* begin *
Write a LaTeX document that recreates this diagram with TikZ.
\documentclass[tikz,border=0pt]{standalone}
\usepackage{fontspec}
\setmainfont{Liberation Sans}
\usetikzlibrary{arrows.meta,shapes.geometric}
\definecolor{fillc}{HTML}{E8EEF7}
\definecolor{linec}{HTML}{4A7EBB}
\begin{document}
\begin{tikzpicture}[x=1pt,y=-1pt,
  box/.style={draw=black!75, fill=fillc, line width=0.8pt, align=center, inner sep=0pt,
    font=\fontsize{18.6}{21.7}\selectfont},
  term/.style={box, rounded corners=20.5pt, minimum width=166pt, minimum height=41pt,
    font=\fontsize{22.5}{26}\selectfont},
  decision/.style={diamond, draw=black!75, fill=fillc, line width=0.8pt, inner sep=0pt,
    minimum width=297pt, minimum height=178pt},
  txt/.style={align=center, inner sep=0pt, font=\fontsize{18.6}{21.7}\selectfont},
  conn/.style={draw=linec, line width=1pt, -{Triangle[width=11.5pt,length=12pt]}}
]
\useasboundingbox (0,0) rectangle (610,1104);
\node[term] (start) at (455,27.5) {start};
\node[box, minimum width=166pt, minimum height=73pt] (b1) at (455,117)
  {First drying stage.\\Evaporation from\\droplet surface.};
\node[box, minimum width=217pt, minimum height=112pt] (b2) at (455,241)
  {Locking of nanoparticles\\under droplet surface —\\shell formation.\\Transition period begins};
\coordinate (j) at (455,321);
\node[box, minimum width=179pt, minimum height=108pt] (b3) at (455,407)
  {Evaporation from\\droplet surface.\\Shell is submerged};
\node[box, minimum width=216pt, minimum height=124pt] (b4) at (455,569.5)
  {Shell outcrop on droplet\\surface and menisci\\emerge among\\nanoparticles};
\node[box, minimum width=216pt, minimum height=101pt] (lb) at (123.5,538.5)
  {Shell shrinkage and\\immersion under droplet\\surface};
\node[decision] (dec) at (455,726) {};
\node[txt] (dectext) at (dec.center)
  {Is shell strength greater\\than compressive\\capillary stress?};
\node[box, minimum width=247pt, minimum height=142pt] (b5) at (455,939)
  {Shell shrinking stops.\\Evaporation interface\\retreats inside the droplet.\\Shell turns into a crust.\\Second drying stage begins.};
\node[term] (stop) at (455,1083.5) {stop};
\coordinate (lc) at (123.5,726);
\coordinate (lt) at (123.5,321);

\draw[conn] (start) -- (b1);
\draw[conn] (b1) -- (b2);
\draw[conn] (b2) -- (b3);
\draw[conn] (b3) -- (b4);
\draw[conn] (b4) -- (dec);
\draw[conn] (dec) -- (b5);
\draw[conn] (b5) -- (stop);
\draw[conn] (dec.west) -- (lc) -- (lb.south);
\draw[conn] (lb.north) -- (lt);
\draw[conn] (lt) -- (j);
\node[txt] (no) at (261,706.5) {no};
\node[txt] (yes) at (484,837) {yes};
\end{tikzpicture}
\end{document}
* end *
* begin *
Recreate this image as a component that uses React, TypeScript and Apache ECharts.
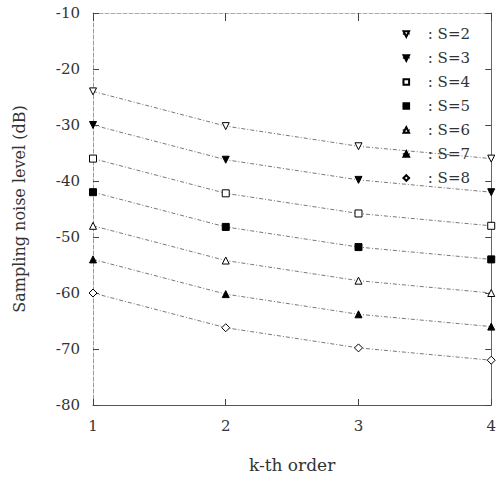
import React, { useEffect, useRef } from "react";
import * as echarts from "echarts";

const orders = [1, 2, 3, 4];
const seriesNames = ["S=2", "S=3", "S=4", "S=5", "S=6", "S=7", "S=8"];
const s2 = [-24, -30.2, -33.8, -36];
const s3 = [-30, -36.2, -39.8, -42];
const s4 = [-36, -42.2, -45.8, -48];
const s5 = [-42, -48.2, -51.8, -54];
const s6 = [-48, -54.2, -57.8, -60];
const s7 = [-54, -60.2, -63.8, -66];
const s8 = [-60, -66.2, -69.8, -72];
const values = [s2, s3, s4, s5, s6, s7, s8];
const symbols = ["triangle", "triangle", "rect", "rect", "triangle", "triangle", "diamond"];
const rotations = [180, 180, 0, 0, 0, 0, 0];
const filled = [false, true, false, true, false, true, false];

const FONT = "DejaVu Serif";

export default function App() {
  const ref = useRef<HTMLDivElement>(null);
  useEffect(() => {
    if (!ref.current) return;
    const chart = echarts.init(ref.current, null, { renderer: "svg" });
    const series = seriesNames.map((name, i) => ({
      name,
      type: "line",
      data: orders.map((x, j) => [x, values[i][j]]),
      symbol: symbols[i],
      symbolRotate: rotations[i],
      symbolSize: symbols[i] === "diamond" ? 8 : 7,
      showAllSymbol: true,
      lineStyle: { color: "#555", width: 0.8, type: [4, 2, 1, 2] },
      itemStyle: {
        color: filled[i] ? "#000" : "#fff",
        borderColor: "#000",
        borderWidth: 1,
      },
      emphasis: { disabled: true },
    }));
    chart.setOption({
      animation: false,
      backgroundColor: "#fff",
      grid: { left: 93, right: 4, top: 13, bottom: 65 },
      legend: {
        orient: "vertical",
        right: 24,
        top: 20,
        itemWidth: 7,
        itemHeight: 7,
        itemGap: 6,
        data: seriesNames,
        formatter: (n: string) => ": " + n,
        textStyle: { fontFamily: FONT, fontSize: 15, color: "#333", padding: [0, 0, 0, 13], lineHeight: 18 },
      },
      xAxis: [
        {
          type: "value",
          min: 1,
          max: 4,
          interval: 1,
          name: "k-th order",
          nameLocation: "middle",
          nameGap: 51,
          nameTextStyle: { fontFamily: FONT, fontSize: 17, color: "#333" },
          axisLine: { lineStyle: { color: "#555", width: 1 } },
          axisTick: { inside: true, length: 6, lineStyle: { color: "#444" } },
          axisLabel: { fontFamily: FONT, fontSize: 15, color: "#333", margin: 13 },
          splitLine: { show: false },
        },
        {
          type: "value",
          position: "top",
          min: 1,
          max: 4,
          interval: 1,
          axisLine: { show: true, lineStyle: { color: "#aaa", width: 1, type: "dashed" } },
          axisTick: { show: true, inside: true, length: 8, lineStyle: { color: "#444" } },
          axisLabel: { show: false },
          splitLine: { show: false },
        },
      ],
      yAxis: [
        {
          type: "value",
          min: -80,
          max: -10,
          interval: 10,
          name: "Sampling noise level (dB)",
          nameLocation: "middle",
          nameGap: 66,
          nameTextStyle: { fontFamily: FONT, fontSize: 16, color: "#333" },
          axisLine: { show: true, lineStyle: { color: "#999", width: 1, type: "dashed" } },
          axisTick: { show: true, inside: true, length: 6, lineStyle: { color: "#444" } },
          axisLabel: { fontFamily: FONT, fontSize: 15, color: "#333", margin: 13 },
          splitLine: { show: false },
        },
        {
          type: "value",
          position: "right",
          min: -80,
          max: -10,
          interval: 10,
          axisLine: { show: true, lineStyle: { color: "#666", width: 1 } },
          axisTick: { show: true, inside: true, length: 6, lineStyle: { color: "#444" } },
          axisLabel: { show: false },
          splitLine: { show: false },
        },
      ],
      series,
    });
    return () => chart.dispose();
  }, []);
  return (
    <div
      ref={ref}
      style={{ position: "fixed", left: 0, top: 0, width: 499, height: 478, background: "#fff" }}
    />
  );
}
* end *
*Written task:* Output exactly the lines from the one containing "Recreate this image" through the one containing "import * as", both included, and nothing else; leave out any pictures.

*Reply to the exercise:*
Recreate this image as a component that uses React, TypeScript and Apache ECharts.
import React, { useEffect, useRef } from "react";
import * as echarts from "echarts";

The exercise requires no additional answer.